Thursday, May 12, 2016

Goodbye Chelsea Thompto

Chelsea Thompto, preparing for Embodying, now at the Sac State Library
The first thing that you notice when you walk into Chelsea Thompto's studio is how it smells. It smells strangely...good.  The delightful perfume of burned wood, chai tea, beeswax, and pine resin, is the pleasant side effect of the simple natural materials that she is using to make her art.  Most studio spaces are more aromatically challenged, mine included.  A cursory look around definitely confirms that a mad scientist is in residence. Experiments abound, her passions transfigured into an assortment of unique and powerful artistic statements.  Nylons tied to Redwood bark spells mysterious and cryptic messages. Rubbings of wood lie in piles.  Even a quick look around piques my curiousity.  Chelsea Thompto's art is definitely some of the most unique and current I've seen in Sacramento.
       I first met Chelsea in a sculpture class. She was the grad student assistant. I was immediately impressed by her suggestions, critique, and competence working with a huge array of materials and tools. But even better, here was another member of the LGBTQ community to talk to about art in a meaningful way.   From our conversations, I felt like I entered new levels of awareness of myself and my own art practice.  Through our conversations I realized I had been ignoring my homosexuality as influence on my work; I had simply come to take it for granted.  Getting to know Chelsea and the issues related to being a Trans-person opened my eyes to just how far we still have to go in the fight for equality.
        As a Trans-person, Chelsea has to deal with much more on a daily basis than most people can even imagine. When you're Trans, discrimination is a day to day reality.  We live in a country that has only recently begun to embrace LGBTQ people. Many gays, like myself, are now fixtures in contemporary mainstream culture. Being gay isn't really a major contemporary topic of conversation anymore; I feel largely accepted, for better and for worse, into the fold. But being a Trans-person is different. Trans people still face opposition and bigotry from a large segment of the US. Case in point, the bathroom law that was recently passed in North Carolina.
anti-Trans propoganda sticker

This reality is transfigured into Chelsea's work.  Her pieces focus on her identity, and how we perceive others and ourselves.  Thompto uses a code, completely of her own device, that acts as a buffer between her art and the viewer. The code, beautiful in it's own right when written, is a complex vehicle for interaction between Thompto and the viewer.  Understanding it requires some time and critical analysis; things we all too often don't make time for anywhere.  Through the cerebral process of decryption, we open ourselves to recognize the love of understanding that is shared by all people. Her work invites us to be a part of the art, where the participant is the critical link in completion of each piece.

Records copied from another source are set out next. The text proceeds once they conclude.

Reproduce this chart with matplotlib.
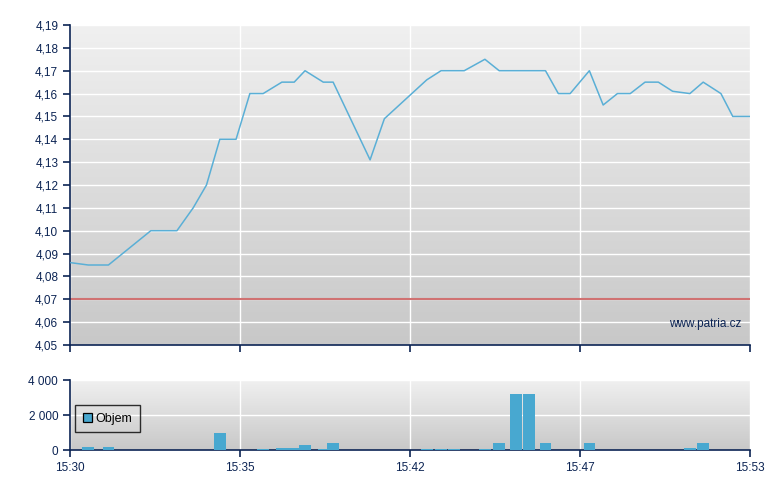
import numpy as np
import matplotlib
matplotlib.use('Agg')
import matplotlib.pyplot as plt
from matplotlib.ticker import FuncFormatter

plt.rcParams['font.family'] = ['Liberation Sans', 'DejaVu Sans']

# trade times, price and volume (Patria intraday)
times = ['15:30:02', '15:30:37', '15:31:18', '15:32:44', '15:33:37', '15:34:10',
         '15:34:37', '15:35:04', '15:35:37', '15:36:05', '15:36:32', '15:37:10',
         '15:37:35', '15:37:57', '15:38:34', '15:38:54', '15:40:09', '15:40:38',
         '15:42:04', '15:42:33', '15:42:59', '15:43:20', '15:44:02', '15:44:31',
         '15:45:05', '15:45:32', '15:46:05', '15:46:31', '15:46:55', '15:47:34',
         '15:48:02', '15:48:31', '15:48:57', '15:49:27', '15:49:54', '15:50:23',
         '15:50:58', '15:51:25', '15:52:01', '15:52:25', '15:52:59']
prices = [4.086, 4.085, 4.085, 4.100, 4.100, 4.110, 4.120, 4.140, 4.140, 4.160,
          4.160, 4.165, 4.165, 4.170, 4.165, 4.165, 4.131, 4.149, 4.166, 4.170,
          4.170, 4.170, 4.175, 4.170, 4.170, 4.170, 4.170, 4.160, 4.160, 4.170,
          4.155, 4.160, 4.160, 4.165, 4.165, 4.161, 4.160, 4.165, 4.160, 4.150,
          4.150]
volumes = [0, 180, 180, 0, 0, 0, 0, 1000, 0, 0, 60, 120, 120, 290, 60, 420, 0, 0,
           50, 50, 50, 0, 50, 400, 3220, 3220, 400, 0, 0, 400, 0, 0, 0, 0, 0, 0,
           110, 400, 0, 0, 0]
prev_close = 4.07
tick_labels = ['15:30', '15:35', '15:42', '15:47', '15:53']

start, end = 0.0, 23.0
x = np.array([(int(t[3:5]) - 30) + int(t[6:8]) / 60 for t in times])
xticks = np.linspace(start, end, len(tick_labels))

navy = '#0c2454'
line_col = '#5aafd6'
bar_col = '#48a8d0'


def gradient(ax):
    grad = np.linspace(0, 1, 256).reshape(-1, 1)
    ax.imshow(grad, extent=[0, 1, 0, 1], transform=ax.transAxes, aspect='auto',
              cmap=matplotlib.colors.LinearSegmentedColormap.from_list(
                  'bg', ['#f0f0f0', '#c8c8c8']),
              zorder=0, interpolation='bilinear')


def style(ax):
    for s in ['top', 'right']:
        ax.spines[s].set_visible(False)
    for s in ['left', 'bottom']:
        ax.spines[s].set_color(navy)
        ax.spines[s].set_linewidth(1.2)
    ax.tick_params(colors=navy, labelcolor=navy, length=5, width=1.2,
                   labelsize=8.5)
    ax.grid(True, color='white', linewidth=1)
    ax.set_axisbelow(True)
    ax.set_xlim(start, end)
    ax.set_xticks(xticks)


fig = plt.figure(figsize=(7.8, 4.9), dpi=100)
ax = fig.add_axes([70 / 780, 145 / 490, 680 / 780, 320 / 490])
axv = fig.add_axes([70 / 780, 40 / 490, 680 / 780, 70 / 490])

gradient(ax)
style(ax)
ax.set_ylim(4.05, 4.19)
ax.set_yticks(np.arange(4.05, 4.1901, 0.01))
ax.yaxis.set_major_formatter(FuncFormatter(lambda v, p: f'{v:.2f}'.replace('.', ',')))
ax.set_xticklabels([])
ax.axhline(prev_close, color='#d07272', lw=1.5, zorder=2)
ax.plot(x, prices, color=line_col, lw=1.1, zorder=3)
ax.text(0.988, 0.065, 'www.patria.cz', transform=ax.transAxes, ha='right',
        va='center', color=navy, fontsize=8.5)

gradient(axv)
style(axv)
axv.set_ylim(0, 4000)
axv.set_yticks([0, 2000, 4000])
axv.yaxis.set_major_formatter(FuncFormatter(lambda v, p: f'{int(v):,}'.replace(',', ' ')))
axv.set_xticklabels(tick_labels)
axv.bar(x, volumes, width=0.39, color=bar_col, zorder=3, label='Objem')
leg = axv.legend(loc='upper left', bbox_to_anchor=(5 / 680, 45 / 70),
                 borderaxespad=0, frameon=True, fancybox=False, fontsize=9,
                 handlelength=0.75, handleheight=0.75, borderpad=0.6,
                 handletextpad=0.3)
frame = leg.get_frame()
frame.set_facecolor('none')
frame.set_edgecolor('black')
frame.set_linewidth(1)
for h in leg.legend_handles:
    h.set_edgecolor('black')
    h.set_linewidth(0.9)
for t in leg.get_texts():
    t.set_color('black')

fig.savefig('out.png', dpi=100)
plt.close(fig)
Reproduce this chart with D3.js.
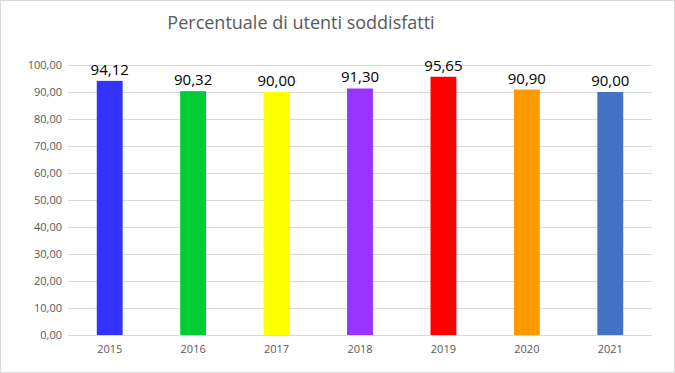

Embodying, Chelsea Thompto 2016
       This work has culminated in her current MA show entitled Embodying, currently on display in the Sacramento State Library Gallery.  The show comprehensive, meticulous, striking, and powerful. Those mad scientist experiments culminated in a luminous volume of work that speaks to me on the deepest level. Yes, Chelsea Thompto is making important art.


Power Word: (Trans) written in the code

        But she's leaving. Moving on the get her MFA in Madison, Wisconsin, where she will also be teaching. They will be very lucky to have her. And while her leaving is a blow to hte Sacramento art scene, she has left an indelible mark on me and my art.  Her passionate creativity will be missed, but I am so glad that she will be out there making art.